Маяковский говорил, что лошади, не обладая даром слова, никогда не объясняются, не выясняют отношений и поэтому среди них не распространены самоубийства.
И вот она, красивая, такая для него несомненная, пойдет по саду. Они встретятся, заговорят о зверях,
Эти стихи мы читаем в день его памяти,
Будущее – XXX век, до которого не дотянешься, не увидишь его, как бы ни была длинна шея, – будущее несомненное.
Будущее, которое примет наш сегодняшний день.
Без александрийского стиха будущее, будущее с истинной поэзией.
Он чувствовал его в своем владении.
Воскреси —
свое дожить хочу!
Чтоб не было любви – служанки
замужеств,
похоти,
хлебов.
Постели прокляв,
встав с лежанки,
чтоб всей вселенной шла любовь.
Любовь поставлена далекой целью, и к цели этой лежит дорога, общая с дорогой великой.
Было трудное время.
Через несколько лет приехала Мэри Пикфорд. Она приехала с Дугласом, у которого щеки были такие, что за ними не было видно ушей.

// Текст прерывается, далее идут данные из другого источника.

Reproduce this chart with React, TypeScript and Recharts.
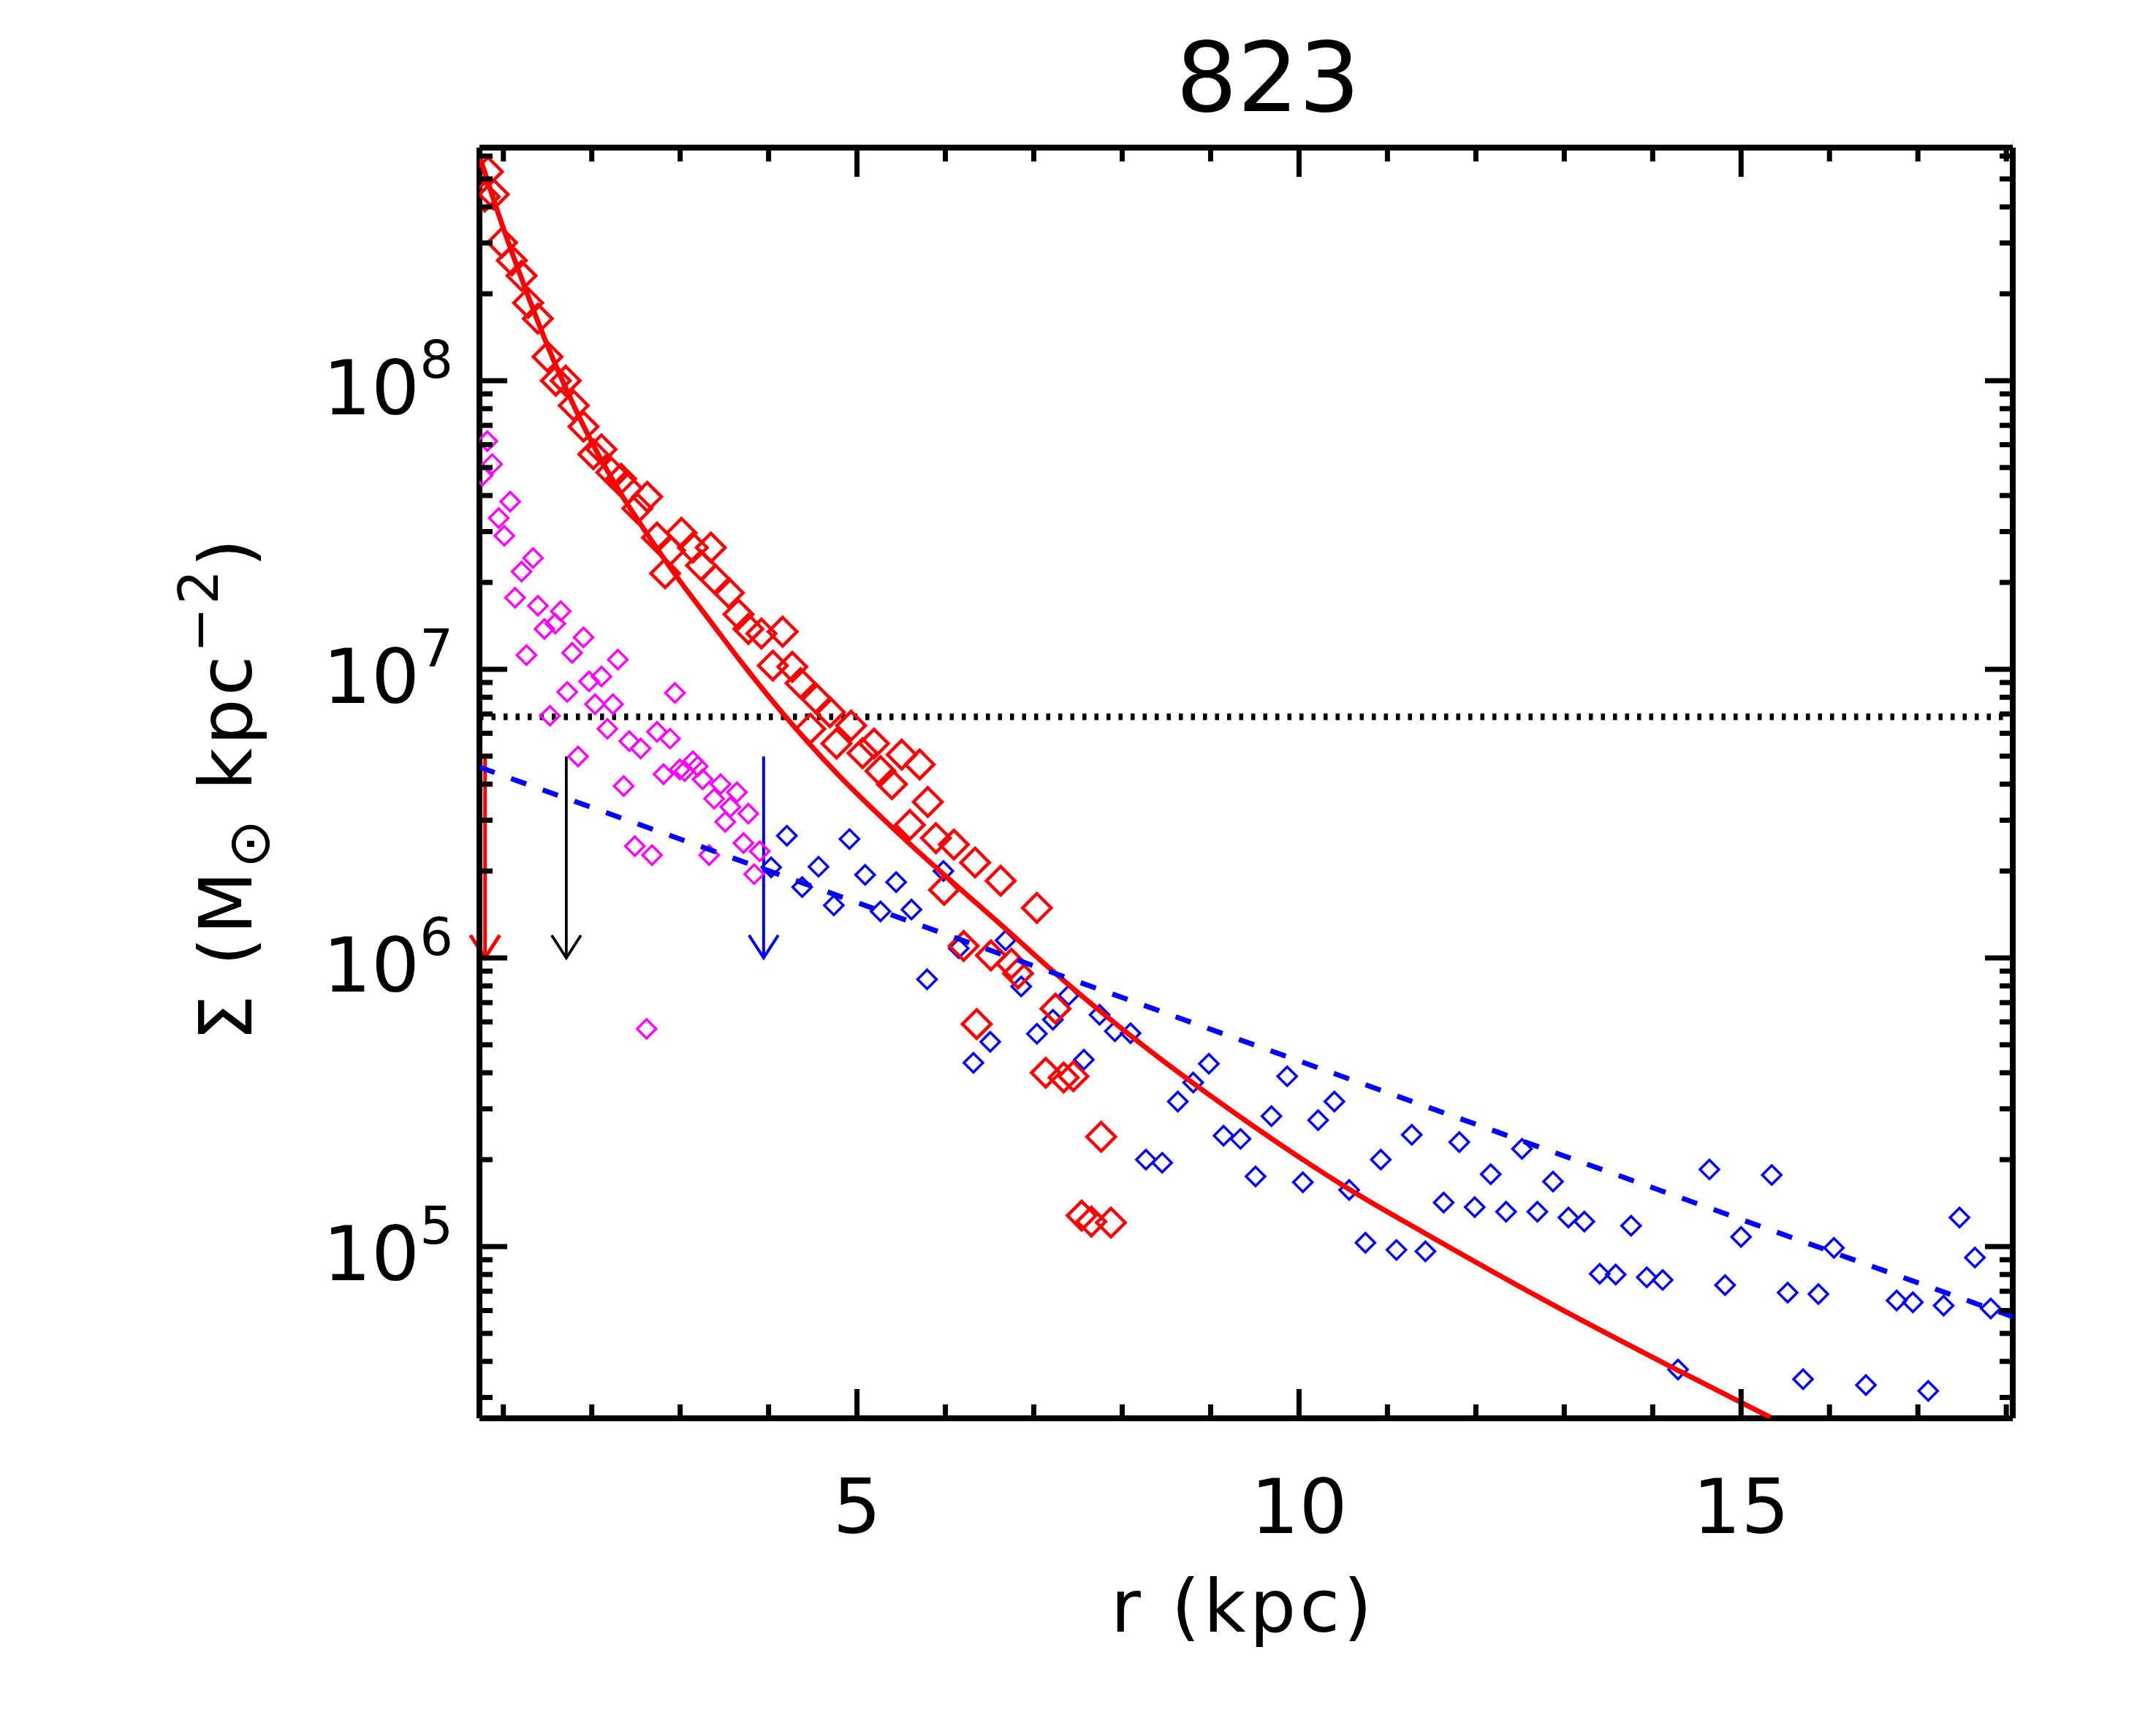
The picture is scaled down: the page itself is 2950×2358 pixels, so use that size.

Она ехала мимо бедных, полосатых полей. С ней вместе ехал оператор, снимая ее, уже немолодую, и толстого ее, славного и уже уходящего из славы мужа.
Поезд бежал, бежали желтые станции. На вокзальных площадках люди кричали.
Махали кепками.
Девушки в кофточках, сшитых из полосатых шелковых шарфов, приветствовали Мэри. На вокзале собралось тысяч пятнадцать. Люди висели на столбах перрона. Немолодые люди с высоко подтянутыми брюками, люди в пиджаках, застегнутых на одну пуговицу, и в серых из бумажного коверкота рубашках приветствовали знаменитую американку.
Толпа бежала за автомобилем. В автомобиле Мэри с открытыми пыльно-золотистыми волосами.
Ночью пошли на Красную площадь. Вверх подымались купола церкви, похожей на тесно сдвинутые кегли.
Пропустили в Кремль. Дуглас залез в большую пушку, как когда-то залез Макс Линдер, но в пушке было несмешно.
Город был очень серьезный, и актеры не решались на развязность.
Во Дворце труда Дзержинский спорил с троцкистами о контрольных цифрах.
И Маяковский воспевал потом его жизнь, сожженную за революцию.
В газетах говорили о том – быть ли отрубам или хуторам, быть ли автомобилю или автотелеге. В театре шла «Зойкина квартира» Булгакова.
В кино шла «Шестая часть света» Дзиги Вертова.
В картине мыли баранов в море, охотники чародействовали, приседая перед выстрелом в соболя. Большая, разнокультурная, пестрополосая страна проходила через экран.